April 10, 2006

If you didn’t come to party…

Dance Music per se came comparatively late in my life. Dancing to music occurred to me a good deal sooner—apparently as soon as I could stand, I was holding the stereo with both hands and shaking that baby ass. The first music I reacted to was hip-hop, followed by synth-pop and clubby goth like Siouxsie and the Sisters. Going out, junior high school dances aside, I was never one to hug the wall, preferring to contort myself like “an angry lesbian,” as a friend once put it. While this description hopefully no longer applies, I still feel absolutely no shame or self-confidence issues when I go to out to dance.

Over the years I’ve come to realize that other people, shocking as it is, don’t feel the same way at all. Dancing comes naturally to me, something that I do because it feels absolutely amazing. Whether it’s, say, The Pixies or the latest micro-whatever single that’s playing is beside the point. Hey, it doesn’t even have to be that good—just loud (but not too loud) and have some decent bass. BUT NOT TOO LOUD! People, seriously, turn the bass the fuck down. It sounds better when it trickles down your back like a tongue than when it vibrates the floor like a passing dumptruck. Most songs mixed with a dancefloor in mind already have a clean, full bass sound anyway, so your knob-twiddling is unnecessary.

But, back to the point—most people don’t seem to have this willingness to shake it that to me is second nature. It’s hard work getting many to dance—understandable at a wedding but a little less comprehensible at a night of DANCE MUSIC spun by a DJ. So, what are you here for then?

Do you not like to dance?
Have you checked your pulse lately?

Are you afraid of what you look like when you dance?
Look at us. We look like morons. Ain’t no stopping us, now.

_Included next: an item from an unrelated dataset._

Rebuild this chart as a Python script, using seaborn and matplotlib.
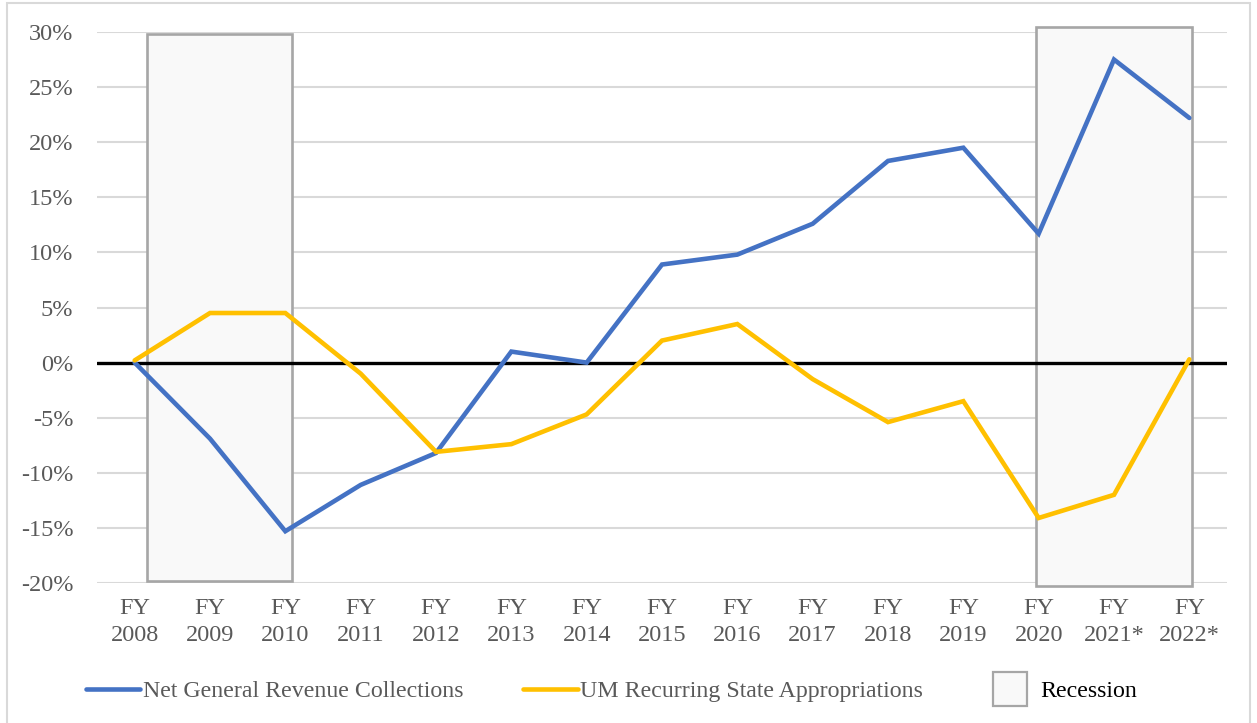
import numpy as np
import pandas as pd
import matplotlib
matplotlib.use("Agg")
import matplotlib.pyplot as plt
import seaborn as sns
from matplotlib.patches import Rectangle
from matplotlib.lines import Line2D
from matplotlib.ticker import FuncFormatter

# data (percent change since FY2008)
years = ["FY\n2008", "FY\n2009", "FY\n2010", "FY\n2011", "FY\n2012", "FY\n2013", "FY\n2014", "FY\n2015",
         "FY\n2016", "FY\n2017", "FY\n2018", "FY\n2019", "FY\n2020", "FY\n2021*", "FY\n2022*"]
net_revenue = [0.0, -6.9, -15.3, -11.1, -8.2, 1.0, 0.0, 8.9, 9.8, 12.6, 18.3, 19.5, 11.7, 27.5, 22.2]
um_approp = [0.2, 4.5, 4.5, -1.0, -8.1, -7.4, -4.7, 2.0, 3.5, -1.5, -5.4, -3.5, -14.1, -12.0, 0.3]
series_names = ["Net General Revenue Collections", "UM Recurring State Appropriations"]
y_ticks = [30, 25, 20, 15, 10, 5, 0, -5, -10, -15, -20]

# recession shading (category index span, y span)
recessions = [(0.17, 2.085, -19.8, 29.8), (11.97, 14.03, -20.3, 30.45)]

blue = "#4472C4"
gold = "#FFC000"
gray_txt = "#595959"

df = pd.DataFrame({
    "x": list(range(len(years))) * 2,
    "value": net_revenue + um_approp,
    "series": [series_names[0]] * len(years) + [series_names[1]] * len(years),
})

sns.set_theme(style="white")
plt.rcParams["font.family"] = ["Liberation Serif", "DejaVu Serif"]

fig = plt.figure(figsize=(12.57, 7.23), dpi=100)
ax = fig.add_axes([97 / 1257, 1 - 583 / 723, (1227 - 97) / 1257, (583 - 32) / 723])

# outer chart frame
fig.add_artist(Rectangle((7 / 1257, -0.01), (1250 - 7) / 1257, 1 - 3 / 723 + 0.01,
                         transform=fig.transFigure, fill=False, edgecolor="#d9d9d9", lw=1.5))

for y in y_ticks:
    if y != 0:
        ax.axhline(y, color="#d9d9d9", lw=1.5, zorder=0)

for x0, x1, y0, y1 in recessions:
    ax.add_patch(Rectangle((x0, y0), x1 - x0, y1 - y0, facecolor="#f9f9f9",
                           edgecolor="#a6a6a6", lw=1.9, zorder=1, clip_on=False))

ax.axhline(0, color="black", lw=2.4, zorder=2)

sns.lineplot(data=df, x="x", y="value", hue="series", palette=[blue, gold],
             lw=3.3, ax=ax, legend=False, zorder=3)
for line in ax.lines[-2:]:
    line.set_solid_joinstyle("miter")

ax.set_xlim(-0.5, len(years) - 0.5)
ax.set_ylim(-20, 30)
ax.set_xticks(range(len(years)))
ax.set_xticklabels(years, linespacing=1.35)
ax.set_yticks(y_ticks)
ax.yaxis.set_major_formatter(FuncFormatter(lambda v, p: f"{v:.0f}%"))
ax.tick_params(axis="both", length=0, labelsize=17.5, labelcolor=gray_txt)
ax.tick_params(axis="y", pad=17)
ax.tick_params(axis="x", pad=11)
ax.set_xlabel("")
ax.set_ylabel("")
for s in ax.spines.values():
    s.set_visible(False)

handles = [
    Line2D([], [], color=blue, lw=3.3),
    Line2D([], [], color=gold, lw=3.3),
    Line2D([], [], ls="none", marker="s", markersize=24, markerfacecolor="#f9f9f9",
           markeredgecolor="#a6a6a6", markeredgewidth=1.6),
]
leg = fig.legend(handles, series_names + ["Recession"], ncol=3, loc="center left",
                 bbox_to_anchor=(64 / 1257, 1 - 691 / 723), frameon=False, fontsize=17.2,
                 handlelength=2.3, handletextpad=0.1, columnspacing=2.5)
for t in leg.get_texts()[:2]:
    t.set_color(gray_txt)
leg.get_texts()[2].set_color("black")

fig.savefig("out.png", dpi=100)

Did you come only to get fucked up?
Dancing increases your blood-flow. You will get more fucked up if you dance.

Did you come only to try and get laid?
Standing at the bar is far less sexy than losing your inhibitions. This I can guarantee.

I’m not suggesting that everyone needs to be on the floor if they’re at a club. We all need to take it easy once in a while, and sometimes it’s best just to sit and chill for a spell. That’s more room for me to engage in my half-baked jazz moves. But please, if you’re going to be answering your cellphone in the middle of a crowded dancefloor, take that shit elsewhere.

Ultimately, more so than concerns about appropriate behavior on the floor, it’s the fear of dancing that boggles my mind. Put it another way—if the superficial concerns of what you look like are keeping you from dancing, then it must be hard even to put on clothes and face the world. Do you think most people in a club environment are judging you on your dancing ability?

It’s much more likely, if they are stupid enough to go that route, they are disparaging how you look in general. In fact, they’re probably one of the onlookers like yourself. When one is dancing, you’re not paying much attention to the appearance and skills of others. Feeling the beat and moving in accordance are far more important.

In my time dancing and DJing in this country I have noticed a disturbing lack of response to a solid beat. If you’re only looking for what you know, then the creative void of radio should suit you just fine. If you can only dance when you are inebriated, then do us all a favor and get royally messed up. If you don’t dig on dancing at all, then please free up the space for the living, breathing, dancing, dreaming human beings out there. There are those of us who love to feel our bodies (and the bodies of others, natch) get pure, scandalous thrills off of drums, synths and heavy (but not too loud) bass.

Like Pharoahe Monche said, “if you holdin’ up the wall then you missin’ the point.”